_Given data_.
____

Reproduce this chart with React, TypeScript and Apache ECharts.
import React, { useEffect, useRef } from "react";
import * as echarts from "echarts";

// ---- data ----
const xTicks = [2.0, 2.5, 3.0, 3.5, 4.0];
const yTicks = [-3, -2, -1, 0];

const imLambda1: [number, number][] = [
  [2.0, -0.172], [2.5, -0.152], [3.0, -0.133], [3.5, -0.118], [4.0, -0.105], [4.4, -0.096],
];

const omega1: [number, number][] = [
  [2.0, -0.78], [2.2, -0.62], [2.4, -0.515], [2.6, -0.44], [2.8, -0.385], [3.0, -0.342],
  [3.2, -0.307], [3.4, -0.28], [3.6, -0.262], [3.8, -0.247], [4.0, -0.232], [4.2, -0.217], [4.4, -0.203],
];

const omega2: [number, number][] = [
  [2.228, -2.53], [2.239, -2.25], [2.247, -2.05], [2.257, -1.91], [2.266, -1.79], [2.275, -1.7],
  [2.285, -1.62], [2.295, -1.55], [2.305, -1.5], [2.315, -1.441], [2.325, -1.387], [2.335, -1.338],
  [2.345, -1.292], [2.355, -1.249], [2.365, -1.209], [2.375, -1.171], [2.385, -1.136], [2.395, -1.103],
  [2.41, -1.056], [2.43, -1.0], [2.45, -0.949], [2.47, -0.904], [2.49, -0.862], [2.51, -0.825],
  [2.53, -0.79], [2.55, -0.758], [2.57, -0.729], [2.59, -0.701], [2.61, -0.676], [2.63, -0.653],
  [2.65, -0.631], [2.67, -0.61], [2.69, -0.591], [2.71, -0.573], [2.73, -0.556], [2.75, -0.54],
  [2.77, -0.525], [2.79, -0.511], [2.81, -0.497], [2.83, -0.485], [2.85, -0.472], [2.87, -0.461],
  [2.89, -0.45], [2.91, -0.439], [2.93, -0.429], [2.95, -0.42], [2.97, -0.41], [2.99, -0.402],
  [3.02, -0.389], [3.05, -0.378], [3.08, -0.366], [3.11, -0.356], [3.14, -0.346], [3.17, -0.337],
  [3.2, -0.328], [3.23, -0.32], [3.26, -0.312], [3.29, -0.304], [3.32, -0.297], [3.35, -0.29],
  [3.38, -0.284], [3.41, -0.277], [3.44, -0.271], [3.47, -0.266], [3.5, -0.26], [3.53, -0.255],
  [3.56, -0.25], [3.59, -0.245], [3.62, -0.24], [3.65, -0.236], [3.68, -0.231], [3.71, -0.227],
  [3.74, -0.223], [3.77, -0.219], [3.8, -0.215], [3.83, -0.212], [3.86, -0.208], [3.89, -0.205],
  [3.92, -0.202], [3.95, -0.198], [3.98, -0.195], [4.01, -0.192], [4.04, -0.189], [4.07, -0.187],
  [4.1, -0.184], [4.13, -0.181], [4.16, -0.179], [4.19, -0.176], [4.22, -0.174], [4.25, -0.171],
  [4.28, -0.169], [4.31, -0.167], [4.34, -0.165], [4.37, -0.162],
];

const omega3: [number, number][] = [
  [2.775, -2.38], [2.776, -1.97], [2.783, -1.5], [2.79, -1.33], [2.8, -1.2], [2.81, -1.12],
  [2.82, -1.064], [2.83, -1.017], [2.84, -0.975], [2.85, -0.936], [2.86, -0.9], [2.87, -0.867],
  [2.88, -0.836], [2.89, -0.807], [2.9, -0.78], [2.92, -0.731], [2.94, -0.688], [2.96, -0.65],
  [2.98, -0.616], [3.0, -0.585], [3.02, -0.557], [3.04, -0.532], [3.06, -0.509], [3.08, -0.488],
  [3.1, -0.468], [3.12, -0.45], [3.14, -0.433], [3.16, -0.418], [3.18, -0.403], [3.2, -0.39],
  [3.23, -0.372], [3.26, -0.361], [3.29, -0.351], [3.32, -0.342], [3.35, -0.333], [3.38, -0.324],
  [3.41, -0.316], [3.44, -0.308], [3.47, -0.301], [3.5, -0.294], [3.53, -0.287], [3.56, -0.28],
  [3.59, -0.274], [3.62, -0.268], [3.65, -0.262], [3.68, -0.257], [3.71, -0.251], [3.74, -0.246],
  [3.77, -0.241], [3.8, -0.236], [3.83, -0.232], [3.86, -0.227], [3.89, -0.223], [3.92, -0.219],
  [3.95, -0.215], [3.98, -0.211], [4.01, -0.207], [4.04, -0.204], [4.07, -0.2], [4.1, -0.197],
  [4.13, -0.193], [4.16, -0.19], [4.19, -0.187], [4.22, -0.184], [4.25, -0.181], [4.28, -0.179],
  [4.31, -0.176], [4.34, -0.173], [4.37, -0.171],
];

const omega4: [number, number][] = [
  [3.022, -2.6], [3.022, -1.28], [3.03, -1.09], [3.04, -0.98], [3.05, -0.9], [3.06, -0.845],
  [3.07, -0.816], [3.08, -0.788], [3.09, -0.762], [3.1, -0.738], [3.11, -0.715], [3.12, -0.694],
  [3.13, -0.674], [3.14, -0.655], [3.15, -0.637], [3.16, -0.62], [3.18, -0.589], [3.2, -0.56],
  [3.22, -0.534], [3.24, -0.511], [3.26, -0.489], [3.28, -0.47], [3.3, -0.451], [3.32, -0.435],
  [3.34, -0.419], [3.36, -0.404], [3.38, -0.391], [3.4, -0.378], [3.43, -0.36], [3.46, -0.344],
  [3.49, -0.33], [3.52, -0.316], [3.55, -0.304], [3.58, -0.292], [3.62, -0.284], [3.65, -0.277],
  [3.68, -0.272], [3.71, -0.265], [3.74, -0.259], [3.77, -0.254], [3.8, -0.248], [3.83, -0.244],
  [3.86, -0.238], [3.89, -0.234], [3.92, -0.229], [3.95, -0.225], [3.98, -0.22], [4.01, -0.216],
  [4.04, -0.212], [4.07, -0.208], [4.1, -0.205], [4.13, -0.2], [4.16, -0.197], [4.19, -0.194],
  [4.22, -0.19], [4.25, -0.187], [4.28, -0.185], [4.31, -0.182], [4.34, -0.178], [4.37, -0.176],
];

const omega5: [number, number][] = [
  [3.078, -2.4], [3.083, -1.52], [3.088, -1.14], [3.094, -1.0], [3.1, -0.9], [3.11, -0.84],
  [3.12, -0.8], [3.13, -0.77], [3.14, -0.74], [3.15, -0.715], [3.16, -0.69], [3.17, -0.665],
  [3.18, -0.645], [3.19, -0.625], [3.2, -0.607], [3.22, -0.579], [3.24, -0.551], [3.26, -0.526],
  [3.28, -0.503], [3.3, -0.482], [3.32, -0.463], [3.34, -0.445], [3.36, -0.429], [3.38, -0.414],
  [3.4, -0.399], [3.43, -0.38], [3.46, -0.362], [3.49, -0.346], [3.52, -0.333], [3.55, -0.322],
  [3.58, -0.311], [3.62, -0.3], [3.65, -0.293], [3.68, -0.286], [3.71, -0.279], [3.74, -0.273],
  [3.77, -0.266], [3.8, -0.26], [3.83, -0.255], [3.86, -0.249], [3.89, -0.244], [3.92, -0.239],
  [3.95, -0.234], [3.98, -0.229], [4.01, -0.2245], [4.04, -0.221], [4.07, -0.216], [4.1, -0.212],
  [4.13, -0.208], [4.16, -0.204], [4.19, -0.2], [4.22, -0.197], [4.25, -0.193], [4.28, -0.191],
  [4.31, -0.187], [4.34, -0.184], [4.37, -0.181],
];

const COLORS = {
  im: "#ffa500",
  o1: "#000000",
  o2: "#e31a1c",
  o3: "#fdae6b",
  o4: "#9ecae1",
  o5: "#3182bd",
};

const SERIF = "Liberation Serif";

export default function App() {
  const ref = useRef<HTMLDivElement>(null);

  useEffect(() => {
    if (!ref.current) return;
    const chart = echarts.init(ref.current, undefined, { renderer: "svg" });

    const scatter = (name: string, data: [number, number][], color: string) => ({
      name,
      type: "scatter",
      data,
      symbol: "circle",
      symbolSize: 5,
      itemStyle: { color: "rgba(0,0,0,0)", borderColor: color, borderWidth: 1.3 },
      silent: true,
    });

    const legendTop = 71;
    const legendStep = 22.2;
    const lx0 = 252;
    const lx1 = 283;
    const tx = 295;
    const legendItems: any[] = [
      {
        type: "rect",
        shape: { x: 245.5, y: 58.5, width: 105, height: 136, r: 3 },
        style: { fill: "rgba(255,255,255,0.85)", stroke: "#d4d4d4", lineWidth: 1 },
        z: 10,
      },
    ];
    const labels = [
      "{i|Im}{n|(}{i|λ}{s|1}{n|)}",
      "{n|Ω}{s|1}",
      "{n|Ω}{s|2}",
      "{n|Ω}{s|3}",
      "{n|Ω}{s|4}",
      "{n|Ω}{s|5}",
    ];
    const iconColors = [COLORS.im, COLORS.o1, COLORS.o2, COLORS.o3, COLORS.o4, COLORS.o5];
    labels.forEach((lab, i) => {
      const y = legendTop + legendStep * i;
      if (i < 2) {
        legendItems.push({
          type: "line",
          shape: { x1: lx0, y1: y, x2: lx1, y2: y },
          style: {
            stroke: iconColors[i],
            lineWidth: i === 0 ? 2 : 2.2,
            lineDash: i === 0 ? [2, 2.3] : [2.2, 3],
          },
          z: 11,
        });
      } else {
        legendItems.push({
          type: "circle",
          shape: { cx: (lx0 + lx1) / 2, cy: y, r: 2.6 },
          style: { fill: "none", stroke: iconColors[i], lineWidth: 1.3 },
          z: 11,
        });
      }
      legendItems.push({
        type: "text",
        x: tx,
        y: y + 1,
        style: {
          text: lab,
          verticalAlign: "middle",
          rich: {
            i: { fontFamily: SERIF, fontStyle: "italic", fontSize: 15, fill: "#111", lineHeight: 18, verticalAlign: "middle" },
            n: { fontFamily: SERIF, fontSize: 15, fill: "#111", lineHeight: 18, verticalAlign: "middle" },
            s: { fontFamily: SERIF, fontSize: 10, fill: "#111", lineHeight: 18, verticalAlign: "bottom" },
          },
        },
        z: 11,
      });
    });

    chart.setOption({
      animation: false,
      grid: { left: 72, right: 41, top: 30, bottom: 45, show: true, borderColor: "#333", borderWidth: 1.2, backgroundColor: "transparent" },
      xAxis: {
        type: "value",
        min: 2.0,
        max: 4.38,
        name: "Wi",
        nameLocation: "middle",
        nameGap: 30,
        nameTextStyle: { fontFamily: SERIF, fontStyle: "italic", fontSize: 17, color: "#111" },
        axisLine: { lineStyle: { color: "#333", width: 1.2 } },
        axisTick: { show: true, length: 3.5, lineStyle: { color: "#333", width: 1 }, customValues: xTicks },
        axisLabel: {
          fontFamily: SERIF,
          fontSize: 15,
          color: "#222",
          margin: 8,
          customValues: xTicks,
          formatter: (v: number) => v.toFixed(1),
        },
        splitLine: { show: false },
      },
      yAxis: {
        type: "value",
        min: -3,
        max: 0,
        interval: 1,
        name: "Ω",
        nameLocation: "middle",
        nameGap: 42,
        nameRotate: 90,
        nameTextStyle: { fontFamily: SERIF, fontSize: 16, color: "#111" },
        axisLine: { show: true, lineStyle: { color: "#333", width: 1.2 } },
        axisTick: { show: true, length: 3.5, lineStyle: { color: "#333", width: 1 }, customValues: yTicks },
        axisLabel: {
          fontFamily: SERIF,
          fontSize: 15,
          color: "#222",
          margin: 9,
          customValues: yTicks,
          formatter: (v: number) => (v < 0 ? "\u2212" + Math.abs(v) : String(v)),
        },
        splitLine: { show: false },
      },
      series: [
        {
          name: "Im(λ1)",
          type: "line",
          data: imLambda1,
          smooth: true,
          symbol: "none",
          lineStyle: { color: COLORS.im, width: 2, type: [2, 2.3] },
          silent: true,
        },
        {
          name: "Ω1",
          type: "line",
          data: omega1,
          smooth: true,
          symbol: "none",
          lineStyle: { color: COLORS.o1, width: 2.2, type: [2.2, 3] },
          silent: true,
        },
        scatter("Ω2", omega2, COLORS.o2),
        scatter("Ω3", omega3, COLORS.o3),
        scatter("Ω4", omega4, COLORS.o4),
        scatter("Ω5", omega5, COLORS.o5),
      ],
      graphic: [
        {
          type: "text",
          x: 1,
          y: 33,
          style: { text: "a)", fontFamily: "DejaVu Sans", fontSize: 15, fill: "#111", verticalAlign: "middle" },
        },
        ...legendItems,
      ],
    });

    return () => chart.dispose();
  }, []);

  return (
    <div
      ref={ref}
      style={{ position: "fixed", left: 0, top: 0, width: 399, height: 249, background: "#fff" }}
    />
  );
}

____

_What the task asks_. Word for word, quote the lines of the material from the first line through the line with "const yTicks = [-3, -2, -1, 0];", both ends included.

_Solution to this task_.
Reproduce this chart with React, TypeScript and Apache ECharts.
import React, { useEffect, useRef } from "react";
import * as echarts from "echarts";

// ---- data ----
const xTicks = [2.0, 2.5, 3.0, 3.5, 4.0];
const yTicks = [-3, -2, -1, 0];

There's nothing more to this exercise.